3. Listen more than you talk. This is a tough one to measure, as few people will give you honest feedback (and few people have the same standard of what is too much talking). So I’ll just repeat what I wrote last year: “It is always a challenge when I find myself in a place of some authority (either at work or home) not to grab the bully pulpit. While David Isay, the founder of Story Corps, says listening is hard, he also notes that listening is an act of love…an act that one never regrets.” I do know of a number of instances this past year when I really listened, and for that I am grateful.
4. Spend less than you make. 2018 was (yet) another year when I didn’t buy any new guitars! Seriously, I think I did well in this area, although when I do spend (e.g., good restaurants, good wine) I tend to treat myself and others well. I continue to adjust some of my expectations in order to live with much less regular income in the not-too-distant future. I’m also thinking more about what to give away.
5. Quit eating crap! Eat less of everything else. Well, I failed here. Bigly. When I go to “My Fitness Pal” and look at my weight trend line for the year, I had a very good first quarter, and then saw it slowly but relentlessly rise over the last three quarters. Several years ago I successfully gave up drinking sodas (I had a several-Diet Cokes-a-day-habit), and now I have to get serious about some other things to give up completely. See Rule #2 above.
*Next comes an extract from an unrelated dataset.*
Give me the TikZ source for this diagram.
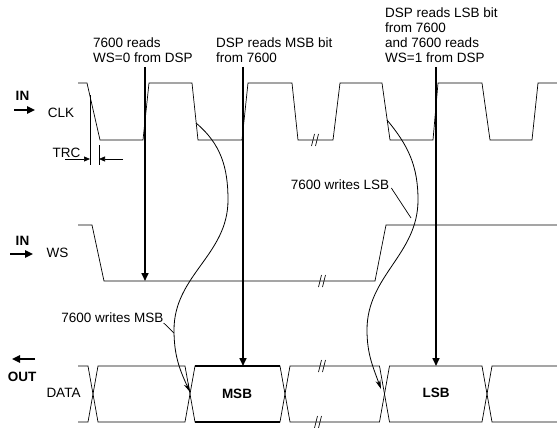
\documentclass[tikz,border=0pt]{standalone}
\usepackage{fontspec}
\setmainfont{Liberation Sans}
\usetikzlibrary{arrows.meta}

\tikzset{
  wave/.style={line width=0.7pt},
  msbbox/.style={line width=1.5pt},
  readarr/.style={line width=1.6pt,-{Triangle[length=8pt,width=7pt]}},
  inarr/.style={line width=1.6pt,-{Triangle[length=8pt,width=7.5pt]}},
  trcarr/.style={line width=0.7pt,-{Triangle[length=6pt,width=5pt]}},
  writearr/.style={line width=0.8pt,-{Stealth[length=9pt,width=5pt]}},
  lbl/.style={inner sep=0pt,font=\fontsize{13.5}{15}\selectfont},
  blbl/.style={lbl,font=\fontsize{13.5}{15}\selectfont\bfseries}
}
\newcommand{\brkmark}[2]{\draw[wave] (#1-3.5,#2+6) -- (#1-0.5,#2-6) (#1+0.5,#2+6) -- (#1+3.5,#2-6);}
\newcommand{\buscell}[2]{\draw[wave] (#1,394) -- (#1+5,366) -- (#2-5,366) -- (#2,394) -- (#2-5,422) -- (#1+5,422) -- cycle;}

\begin{document}
\begin{tikzpicture}[x=1pt,y=-1pt]
    \useasboundingbox (0,0) rectangle (557,428);

    % signal names
    \node (clkin)  at (22.5,96)  [blbl] {IN};
    \node (clk)    at (61,113)   [lbl] {CLK};
    \node (trc)    at (66.5,153) [lbl] {TRC};
    \node (wsin)   at (22.5,241) [blbl] {IN};
    \node (ws)     at (57.5,253) [lbl] {WS};
    \node (dataout) at (22,377)  [blbl] {OUT};
    \node (data)   at (63.5,393) [lbl] {DATA};

    \coordinate (clkinA) at (14,110);  \coordinate (clkinB) at (35,110);
    \coordinate (wsinA)  at (10,254);  \coordinate (wsinB)  at (33,254);
    \coordinate (outA)   at (35,359);  \coordinate (outB)   at (12,359);
    \draw[inarr] (clkinA) -- (clkinB);
    \draw[inarr] (wsinA) -- (wsinB);
    \draw[inarr] (outA) -- (outB);

    % CLK
    \draw[wave] (78,83) -- (87,83) -- (100,140) -- (143,140) -- (149,83) -- (192,83)
        -- (198,140) -- (242,140) -- (248,83) -- (292,83) -- (298,140) -- (333,140)
        -- (340,83) -- (382,83) -- (390,140) -- (433,140) -- (438,83) -- (482,83)
        -- (490,140) -- (532,140) -- (538,83) -- (557,83);
    \brkmark{315}{140}

    % TRC
    \draw[wave] (90,95) -- (90,165) (99,145) -- (99,165);
    \coordinate (trcL) at (90,159);  \coordinate (trcR) at (99,159);
    \draw[trcarr] (65,159) -- (trcL);
    \draw[trcarr] (123,159) -- (trcR);

    % WS
    \draw[wave] (78,225) -- (92,225) -- (104,281) -- (375,281) -- (386,225) -- (557,225);
    \brkmark{322}{281}

    % DATA
    \draw[wave] (78,366) -- (88,366) -- (93,394) -- (88,422) -- (78,422);
    \buscell{93}{190}
    \buscell{190}{285}
    \draw[msbbox] (195,366) -- (280,366) (195,422) -- (280,422);
    \buscell{285}{384.5}
    \buscell{384.5}{487}
    \draw[wave] (557,366) -- (492,366) -- (487,394) -- (492,422) -- (557,422);
    \brkmark{322}{366}
    \brkmark{318}{422}
    \node (msb) at (237,394) [blbl] {MSB};
    \node (lsb) at (436,393) [blbl] {LSB};

    % read events
    \node (rdws0)  at (93,37.2)  [lbl,anchor=north west,align=left] {7600 reads\\WS=0 from DSP};
    \node (rdmsb)  at (216,37.2) [lbl,anchor=north west,align=left] {DSP reads MSB bit\\from 7600};
    \node (rdlsb)  at (385,7.2)  [lbl,anchor=north west,align=left] {DSP reads LSB bit\\from 7600\\and 7600 reads\\WS=1 from DSP};
    \coordinate (r1top) at (145,67);  \coordinate (r1bot) at (145,281);
    \coordinate (r2top) at (243,67);  \coordinate (r2bot) at (243,366);
    \coordinate (r3top) at (436,67);  \coordinate (r3bot) at (436,366);
    \draw[readarr] (r1top) -- (r1bot);
    \draw[readarr] (r2top) -- (r2bot);
    \draw[readarr] (r3top) -- (r3bot);

    % write events
    \node (wrmsb) at (112.5,318) [lbl] {7600 writes MSB};
    \node (wrlsb) at (340,185)   [lbl] {7600 writes LSB};
    \coordinate (wm0) at (196,123);  \coordinate (wm1) at (190,392);
    \coordinate (wl0) at (387,120);  \coordinate (wl1) at (381,389);
    \draw[writearr] (wm0) to[out=-40,in=90] (228,200) to[out=-90,in=90] (174,330) to[out=-90,in=115] (wm1);
    \draw[writearr] (wl0) to[out=-50,in=90] (418,200) to[out=-90,in=90] (367,330) to[out=-90,in=110] (wl1);
    \draw[wave] (wrmsb.east) ++(0,5) -- (174,333);
    \draw[wave] (wrlsb.east) ++(2,3) -- (411,218);
\end{tikzpicture}
\end{document}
6. Play music. I continue to believe that the world is a better place when I play music. My music is better when I play with others. However, when I look at my tracking charts for 2018, I only pulled out my guitars 2-3 days/week. While I may not make it to every day in 2019, I’d like to open those cases and hear those strings sing at least five days a week.
7. Connect and commit. Over the years since I set these rules, we made progress as a family in gathering people together on a regular basis. While that slipped some in 2017, I was able to get together more with colleagues from work in 2018. Next year, I want to add more friends outside work to this equation. I’m going to push myself not just to think of getting together for dinners, but focus on talks over coffee and other less demanding yet ultimately satisfying connections. I’m going to take some of my own recent advice when I find myself not knowing how to break the ice. I’ll “simply walk up and say, ‘Tell me about yourself,’ (a.k.a. the only icebreaker you’ll ever need.)”
8. Don’t be a Grumpy Old Man. Enjoy life! This is not a concern on a daily basis, but more of a reminder that it can be easier to lose the joy of life as one moves through the years. I’ve certainly seen my elders who have handled this coming period of life with grace and happiness, and others who feel entitled, bitter, and—yes—grumpy. During the winter months, I work very hard not to let my SAD (Seasonal Affective Disorder) symptoms show through to others. I also spent time this past year thinking about how much I still had to contribute in a range of life’s activities. Others helped me remember—as Madeleine L’Engle has written—that “you are every age you’ve ever been.” Living through what you know and who you have been from the years of life is a way to understand current circumstances and embrace new possibilities. That’s my goal in 2019 and beyond.
So there you have it. 2019? Bring it on!